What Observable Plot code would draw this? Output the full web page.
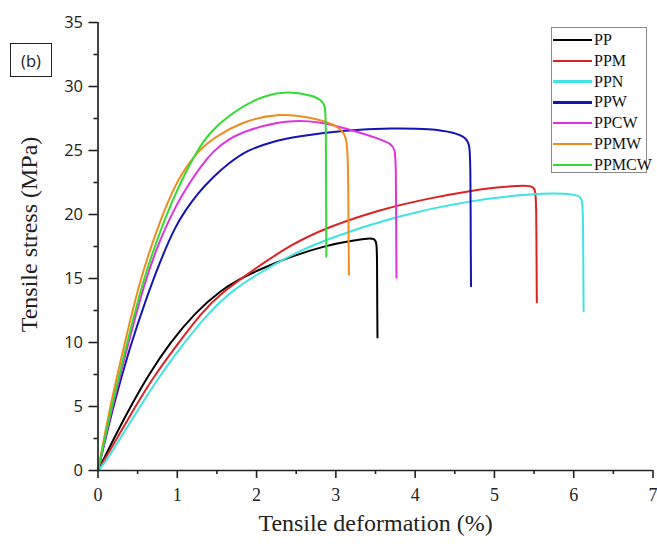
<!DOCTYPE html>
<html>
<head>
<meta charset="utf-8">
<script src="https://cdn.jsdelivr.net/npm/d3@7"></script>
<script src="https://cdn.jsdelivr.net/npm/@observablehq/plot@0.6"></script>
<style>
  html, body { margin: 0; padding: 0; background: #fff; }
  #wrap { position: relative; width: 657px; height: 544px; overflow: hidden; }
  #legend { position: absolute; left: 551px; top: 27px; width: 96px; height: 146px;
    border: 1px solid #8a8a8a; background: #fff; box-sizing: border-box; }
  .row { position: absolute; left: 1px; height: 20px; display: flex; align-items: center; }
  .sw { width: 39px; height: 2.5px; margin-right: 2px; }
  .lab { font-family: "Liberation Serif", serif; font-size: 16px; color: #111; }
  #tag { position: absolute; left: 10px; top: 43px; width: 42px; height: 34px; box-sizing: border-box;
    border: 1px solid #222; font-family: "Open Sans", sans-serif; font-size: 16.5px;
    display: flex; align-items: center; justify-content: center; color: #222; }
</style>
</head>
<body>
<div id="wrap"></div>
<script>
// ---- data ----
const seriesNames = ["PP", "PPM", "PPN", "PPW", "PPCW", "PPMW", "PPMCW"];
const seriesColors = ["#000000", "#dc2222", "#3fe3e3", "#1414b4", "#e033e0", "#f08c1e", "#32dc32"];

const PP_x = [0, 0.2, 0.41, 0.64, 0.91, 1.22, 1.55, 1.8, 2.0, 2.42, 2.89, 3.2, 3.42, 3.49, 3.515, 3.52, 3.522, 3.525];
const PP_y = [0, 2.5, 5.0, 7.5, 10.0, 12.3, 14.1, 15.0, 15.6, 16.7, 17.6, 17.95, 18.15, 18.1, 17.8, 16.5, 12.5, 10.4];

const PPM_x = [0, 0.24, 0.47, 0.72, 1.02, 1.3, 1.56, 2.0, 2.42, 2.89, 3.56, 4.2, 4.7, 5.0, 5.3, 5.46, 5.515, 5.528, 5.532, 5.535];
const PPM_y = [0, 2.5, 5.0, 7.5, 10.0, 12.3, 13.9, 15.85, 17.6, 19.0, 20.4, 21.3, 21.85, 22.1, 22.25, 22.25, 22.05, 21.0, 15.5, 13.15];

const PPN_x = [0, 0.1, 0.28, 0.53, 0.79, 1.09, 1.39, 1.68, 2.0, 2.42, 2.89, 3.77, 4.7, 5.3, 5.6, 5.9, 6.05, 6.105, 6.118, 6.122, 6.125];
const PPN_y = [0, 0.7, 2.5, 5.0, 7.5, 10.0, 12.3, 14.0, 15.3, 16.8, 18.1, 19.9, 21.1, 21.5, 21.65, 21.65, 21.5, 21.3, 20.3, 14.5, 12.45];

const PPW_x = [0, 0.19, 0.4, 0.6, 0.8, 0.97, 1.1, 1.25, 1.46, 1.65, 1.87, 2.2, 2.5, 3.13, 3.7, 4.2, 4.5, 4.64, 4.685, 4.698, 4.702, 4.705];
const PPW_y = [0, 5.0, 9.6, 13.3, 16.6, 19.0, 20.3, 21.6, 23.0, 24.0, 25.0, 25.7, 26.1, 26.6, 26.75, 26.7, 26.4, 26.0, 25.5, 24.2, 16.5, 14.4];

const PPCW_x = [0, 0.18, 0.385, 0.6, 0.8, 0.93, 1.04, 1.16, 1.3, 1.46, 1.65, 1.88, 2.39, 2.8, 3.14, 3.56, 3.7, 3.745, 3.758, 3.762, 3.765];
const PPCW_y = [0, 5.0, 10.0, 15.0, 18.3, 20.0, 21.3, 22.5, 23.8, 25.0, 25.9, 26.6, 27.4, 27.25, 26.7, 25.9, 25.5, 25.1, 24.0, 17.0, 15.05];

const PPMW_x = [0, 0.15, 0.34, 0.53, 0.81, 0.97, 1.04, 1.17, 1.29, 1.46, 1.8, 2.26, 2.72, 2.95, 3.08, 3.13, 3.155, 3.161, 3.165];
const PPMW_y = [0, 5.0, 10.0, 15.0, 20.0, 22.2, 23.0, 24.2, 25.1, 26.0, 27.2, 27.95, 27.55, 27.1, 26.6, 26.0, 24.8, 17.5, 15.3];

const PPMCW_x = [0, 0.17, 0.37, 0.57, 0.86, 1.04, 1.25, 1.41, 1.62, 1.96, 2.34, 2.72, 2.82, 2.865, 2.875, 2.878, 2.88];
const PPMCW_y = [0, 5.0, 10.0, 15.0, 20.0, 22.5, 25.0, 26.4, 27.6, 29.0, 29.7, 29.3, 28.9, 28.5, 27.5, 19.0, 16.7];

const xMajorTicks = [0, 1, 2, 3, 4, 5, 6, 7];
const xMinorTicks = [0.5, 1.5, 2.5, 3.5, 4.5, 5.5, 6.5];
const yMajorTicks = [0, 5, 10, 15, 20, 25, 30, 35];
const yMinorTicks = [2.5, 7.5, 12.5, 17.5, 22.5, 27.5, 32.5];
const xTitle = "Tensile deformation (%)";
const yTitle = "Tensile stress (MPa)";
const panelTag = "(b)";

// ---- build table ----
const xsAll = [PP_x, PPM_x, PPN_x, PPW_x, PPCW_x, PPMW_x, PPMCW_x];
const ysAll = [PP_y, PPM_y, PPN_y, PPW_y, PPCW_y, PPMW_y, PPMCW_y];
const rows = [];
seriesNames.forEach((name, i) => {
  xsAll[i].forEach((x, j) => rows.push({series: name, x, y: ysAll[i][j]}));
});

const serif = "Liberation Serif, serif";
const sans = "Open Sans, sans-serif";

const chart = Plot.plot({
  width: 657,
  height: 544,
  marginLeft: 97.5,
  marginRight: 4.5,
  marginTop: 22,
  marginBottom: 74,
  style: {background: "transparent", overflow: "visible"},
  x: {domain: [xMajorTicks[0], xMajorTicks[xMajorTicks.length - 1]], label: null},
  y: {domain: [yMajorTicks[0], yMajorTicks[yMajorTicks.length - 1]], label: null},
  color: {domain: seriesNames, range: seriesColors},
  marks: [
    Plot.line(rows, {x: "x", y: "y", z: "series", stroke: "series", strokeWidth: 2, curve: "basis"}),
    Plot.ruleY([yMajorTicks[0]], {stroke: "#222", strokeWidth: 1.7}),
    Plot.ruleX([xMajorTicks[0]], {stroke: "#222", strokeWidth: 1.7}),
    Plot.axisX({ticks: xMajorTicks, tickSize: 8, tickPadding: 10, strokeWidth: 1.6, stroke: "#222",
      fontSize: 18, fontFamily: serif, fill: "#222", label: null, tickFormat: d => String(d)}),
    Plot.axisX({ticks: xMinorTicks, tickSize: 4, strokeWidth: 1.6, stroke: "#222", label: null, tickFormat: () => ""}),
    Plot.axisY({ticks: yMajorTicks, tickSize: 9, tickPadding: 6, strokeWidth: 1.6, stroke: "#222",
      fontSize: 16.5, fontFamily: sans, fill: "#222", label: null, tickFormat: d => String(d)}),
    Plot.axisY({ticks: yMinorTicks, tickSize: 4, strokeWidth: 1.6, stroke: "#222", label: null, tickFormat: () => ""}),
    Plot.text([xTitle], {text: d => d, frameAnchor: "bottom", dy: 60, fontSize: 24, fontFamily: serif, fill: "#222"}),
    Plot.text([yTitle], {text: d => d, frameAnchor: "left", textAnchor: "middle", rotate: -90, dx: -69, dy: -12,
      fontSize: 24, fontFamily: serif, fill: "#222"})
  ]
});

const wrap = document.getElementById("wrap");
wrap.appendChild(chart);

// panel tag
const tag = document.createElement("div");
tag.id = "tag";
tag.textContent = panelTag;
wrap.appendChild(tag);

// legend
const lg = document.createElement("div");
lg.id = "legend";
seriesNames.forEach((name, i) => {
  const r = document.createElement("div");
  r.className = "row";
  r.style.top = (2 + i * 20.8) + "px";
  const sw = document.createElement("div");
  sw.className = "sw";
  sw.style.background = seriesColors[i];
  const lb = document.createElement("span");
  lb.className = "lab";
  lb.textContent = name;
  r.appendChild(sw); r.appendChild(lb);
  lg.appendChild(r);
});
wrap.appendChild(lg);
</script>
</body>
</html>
--------------------------------------------------
TASK
Exactly reproduce the run of lines from the start of the listing through the line with "20.3, 14.5, 12.45];", inclusive; pictures are not copied.

THE REPLY
What Observable Plot code would draw this? Output the full web page.
<!DOCTYPE html>
<html>
<head>
<meta charset="utf-8">
<script src="https://cdn.jsdelivr.net/npm/d3@7"></script>
<script src="https://cdn.jsdelivr.net/npm/@observablehq/plot@0.6"></script>
<style>
  html, body { margin: 0; padding: 0; background: #fff; }
  #wrap { position: relative; width: 657px; height: 544px; overflow: hidden; }
  #legend { position: absolute; left: 551px; top: 27px; width: 96px; height: 146px;
    border: 1px solid #8a8a8a; background: #fff; box-sizing: border-box; }
  .row { position: absolute; left: 1px; height: 20px; display: flex; align-items: center; }
  .sw { width: 39px; height: 2.5px; margin-right: 2px; }
  .lab { font-family: "Liberation Serif", serif; font-size: 16px; color: #111; }
  #tag { position: absolute; left: 10px; top: 43px; width: 42px; height: 34px; box-sizing: border-box;
    border: 1px solid #222; font-family: "Open Sans", sans-serif; font-size: 16.5px;
    display: flex; align-items: center; justify-content: center; color: #222; }
</style>
</head>
<body>
<div id="wrap"></div>
<script>
// ---- data ----
const seriesNames = ["PP", "PPM", "PPN", "PPW", "PPCW", "PPMW", "PPMCW"];
const seriesColors = ["#000000", "#dc2222", "#3fe3e3", "#1414b4", "#e033e0", "#f08c1e", "#32dc32"];

const PP_x = [0, 0.2, 0.41, 0.64, 0.91, 1.22, 1.55, 1.8, 2.0, 2.42, 2.89, 3.2, 3.42, 3.49, 3.515, 3.52, 3.522, 3.525];
const PP_y = [0, 2.5, 5.0, 7.5, 10.0, 12.3, 14.1, 15.0, 15.6, 16.7, 17.6, 17.95, 18.15, 18.1, 17.8, 16.5, 12.5, 10.4];

const PPM_x = [0, 0.24, 0.47, 0.72, 1.02, 1.3, 1.56, 2.0, 2.42, 2.89, 3.56, 4.2, 4.7, 5.0, 5.3, 5.46, 5.515, 5.528, 5.532, 5.535];
const PPM_y = [0, 2.5, 5.0, 7.5, 10.0, 12.3, 13.9, 15.85, 17.6, 19.0, 20.4, 21.3, 21.85, 22.1, 22.25, 22.25, 22.05, 21.0, 15.5, 13.15];

const PPN_x = [0, 0.1, 0.28, 0.53, 0.79, 1.09, 1.39, 1.68, 2.0, 2.42, 2.89, 3.77, 4.7, 5.3, 5.6, 5.9, 6.05, 6.105, 6.118, 6.122, 6.125];
const PPN_y = [0, 0.7, 2.5, 5.0, 7.5, 10.0, 12.3, 14.0, 15.3, 16.8, 18.1, 19.9, 21.1, 21.5, 21.65, 21.65, 21.5, 21.3, 20.3, 14.5, 12.45];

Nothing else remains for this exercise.